Dari segi akting, Christian Bale adalah sosok yang paling layak mendapat tepuk tangan. Dikenal sebagai salah satu aktor yang sangat totalitas dalam bermain peran, Bale sukses mengejawantahkan sosok Gorr dengan begitu mengerikan, namun juga sanggup membuat penonton menaruh simpati padanya.

Thor: Love and Thunder juga semakin seru dengan sejumlah lagu dari band rock legendaris asal Amerika Serikat, Guns n’ Roses yang dimasukkan ke dalamnya.

Lagu-lagu seperti Welcome to The Jungle, Sweet Child O’ Mine, Paradise City,  dan November Rain yang dimasukkan di beberapa adegan terdengar begitu pas dan di titik tertentu berhasil membuat bulu kuduk ikut merinding.

Terlepas dari semua hal positifnya, Thor: Love and Thunder juga memiliki kekurangan.

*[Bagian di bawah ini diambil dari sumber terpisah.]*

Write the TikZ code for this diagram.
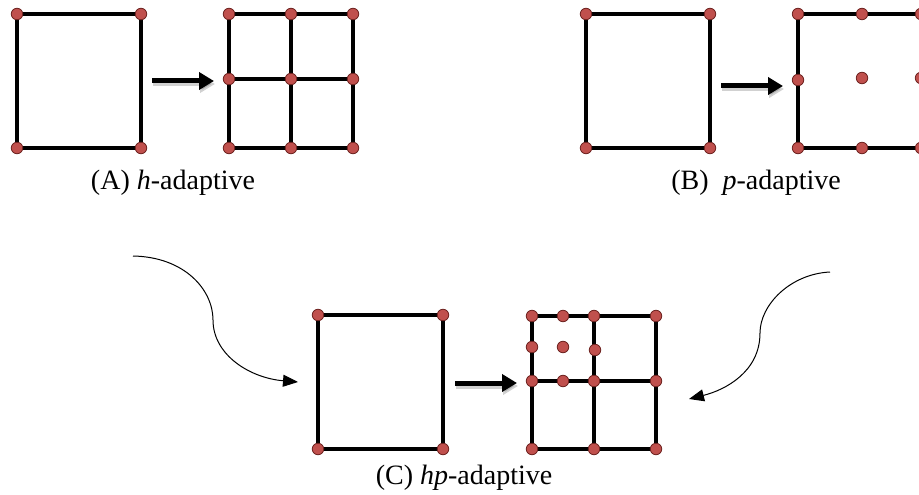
\documentclass[tikz,border=0pt]{standalone}
\usepackage{fontspec}
\setmainfont{Liberation Serif}
\usetikzlibrary{arrows.meta}
\definecolor{dotred}{HTML}{C0504D}
\definecolor{dotdark}{HTML}{6E2320}
\begin{document}
\begin{tikzpicture}[x=1pt,y=-1pt,
  edge/.style={line width=3.6pt, line join=miter},
  dot/.style={circle, fill=dotred, draw=dotdark, line width=0.8pt, inner sep=0pt, minimum size=11.5pt},
  bigarrow/.style={line width=5pt, -{Triangle[length=15pt,width=17pt]}},
  arrowshadow/.style={line width=5pt, black, opacity=0.18, -{Triangle[length=15pt,width=17pt]}},
  curvearrow/.style={line width=1pt, -{Triangle[length=15pt,width=12pt]}},
  lbl/.style={font=\fontsize{28}{32}\selectfont, anchor=base}]
\useasboundingbox (0,0) rectangle (919,495);
\begin{scope}
\clip (0,0) rectangle (919,495);
% ---------- (A) h-adaptive ----------
\coordinate (a1) at (17,14);  \coordinate (a2) at (141,14);
\coordinate (a3) at (17,148); \coordinate (a4) at (141,148);
\draw[edge] (a1) -- (a2) -- (a4) -- (a3) -- cycle;
\foreach \n in {a1,a2,a3,a4} \node[dot] at (\n) {};
\coordinate (ah11) at (229,14);  \coordinate (ah12) at (291,14);  \coordinate (ah13) at (353,14);
\coordinate (ah21) at (229,79);  \coordinate (ah22) at (291,79);  \coordinate (ah23) at (353,79);
\coordinate (ah31) at (229,148); \coordinate (ah32) at (291,148); \coordinate (ah33) at (353,148);
\draw[edge] (ah11) -- (ah13) -- (ah33) -- (ah31) -- cycle;
\draw[edge] (ah12) -- (ah32);
\draw[edge] (ah21) -- (ah23);
\foreach \n in {ah11,ah12,ah13,ah21,ah22,ah23,ah31,ah32,ah33} \node[dot] at (\n) {};
\coordinate (aarS) at (152,81); \coordinate (aarE) at (214,81);
\draw[arrowshadow] ([shift={(1,3)}]aarS) -- ([shift={(1,3)}]aarE);
\draw[bigarrow] (aarS) -- (aarE);
\node[lbl] (labA) at (173,189) {(A) \textit{h}-adaptive};
% ---------- (B) p-adaptive ----------
\coordinate (b1) at (586,14);  \coordinate (b2) at (710,14);
\coordinate (b3) at (586,148); \coordinate (b4) at (710,148);
\draw[edge] (b1) -- (b2) -- (b4) -- (b3) -- cycle;
\foreach \n in {b1,b2,b3,b4} \node[dot] at (\n) {};
\coordinate (bp11) at (798,14);  \coordinate (bp12) at (862,14);  \coordinate (bp13) at (921,14);
\coordinate (bp21) at (798,80);  \coordinate (bp22) at (862,78);  \coordinate (bp23) at (921,78);
\coordinate (bp31) at (798,148); \coordinate (bp32) at (862,148); \coordinate (bp33) at (921,148);
\draw[edge] (bp11) -- (bp13) -- (bp33) -- (bp31) -- cycle;
\foreach \n in {bp11,bp12,bp13,bp21,bp22,bp23,bp31,bp32,bp33} \node[dot] at (\n) {};
\coordinate (barS) at (721,86); \coordinate (barE) at (783,86);
\draw[arrowshadow] ([shift={(1,3)}]barS) -- ([shift={(1,3)}]barE);
\draw[bigarrow] (barS) -- (barE);
\node[lbl] (labB) at (756,189) {(B)\ \ \textit{p}-adaptive};
% ---------- (C) hp-adaptive ----------
\coordinate (c1) at (318,315); \coordinate (c2) at (443,315);
\coordinate (c3) at (318,449); \coordinate (c4) at (443,449);
\draw[edge] (c1) -- (c2) -- (c4) -- (c3) -- cycle;
\foreach \n in {c1,c2,c3,c4} \node[dot] at (\n) {};
\coordinate (ch11) at (532,316); \coordinate (ch12) at (594,316); \coordinate (ch13) at (656,316);
\coordinate (ch21) at (532,381); \coordinate (ch22) at (594,381); \coordinate (ch23) at (656,381);
\coordinate (ch31) at (532,449); \coordinate (ch32) at (594,449); \coordinate (ch33) at (656,449);
\draw[edge] (ch11) -- (ch13) -- (ch33) -- (ch31) -- cycle;
\draw[edge] (ch12) -- (ch32);
\draw[edge] (ch21) -- (ch23);
\coordinate (cx1) at (563,316); \coordinate (cx2) at (532,347); \coordinate (cx3) at (563,347);
\coordinate (cx4) at (595,350); \coordinate (cx5) at (563,381);
\foreach \n in {ch11,ch12,ch13,ch21,ch22,ch23,ch31,ch32,ch33,cx1,cx2,cx3,cx4,cx5} \node[dot] at (\n) {};
\coordinate (carS) at (455,383); \coordinate (carE) at (517,383);
\draw[arrowshadow] ([shift={(1,3)}]carS) -- ([shift={(1,3)}]carE);
\draw[bigarrow] (carS) -- (carE);
\node[lbl] (labC) at (464,484) {(C) \textit{hp}-adaptive};
% ---------- curved arrows ----------
\coordinate (lcS) at (133,256); \coordinate (lcM) at (213,320); \coordinate (lcE) at (298,382);
\draw[curvearrow] (lcS) .. controls (185,257) and (213,290) .. (lcM)
                        .. controls (213,355) and (250,378) .. (lcE);
\coordinate (rcS) at (830,272); \coordinate (rcM) at (760,333); \coordinate (rcE) at (689,399);
\draw[curvearrow] (rcS) .. controls (790,274) and (760,305) .. (rcM)
                        .. controls (760,372) and (725,390) .. (rcE);
\end{scope}
\end{tikzpicture}
\end{document}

Dari sudut pandang pribadi, kekurangan utama film ini terletak pada jalan cerita yang terlalu banyak sub-plot di dalamnya. Hal ini akhirnya membuat Thor: Love and Thunder menjadi film dengan cerita yang sangat terburu-buru.

Salah satu sub-plot yang sangat disayangkan adalah bagian di mana Jane mendapatkan kekuatan petir dan menjelma menjadi Mighty Thor. Tanpa ada penjelasan komprehensif yang masuk akal, tiba-tiba saja Jane sudah mahir bertarung melawan pasukan monster ciptaan Gorr.

Belum hilang tanda tanya akan hal tersebut, penonton sudah diajak fokus ke drama percintaan Thor dan Jane yang juga dikemas dengan tidak mendalam. Pada akhirnya, romansa antara Thor dan Jane pun tidak berasa gregetnya.

Latar belakang Gorr yang memegang peranan penting di film ini pun sama sekali tidak dijelaskan. Padahal, ia layak mendapatkan screen time yang lebih banyak. Kalau saja ada sekelumit penjelasan tentang siapa dirinya, rasanya sosok Gorr sebagai antagonis juga bisa semakin kuat.

Meski diperankan dengan ciamik oleh Bale, kekurangan yang sangat disayangkan itu akhirnya membuat Gorr cuma berstatus sebagai ‘penjahat biasa’ di dunia Marvel Cinematic Universe (MCU).

Secara keseluruhan, Thor: Love and Thunder adalah sebuah film seru, menghibur, dan sangat layak ditonton, khususnya untuk Anda yang mengikuti alur cerita film-film MCU. Fokus saja pada adegan aksi dan komedi di dalamnya, karena jika Anda menuntut kekuatan plot, maka film tentang cinta dan halilintar ini jelas akan kurang menggelegar.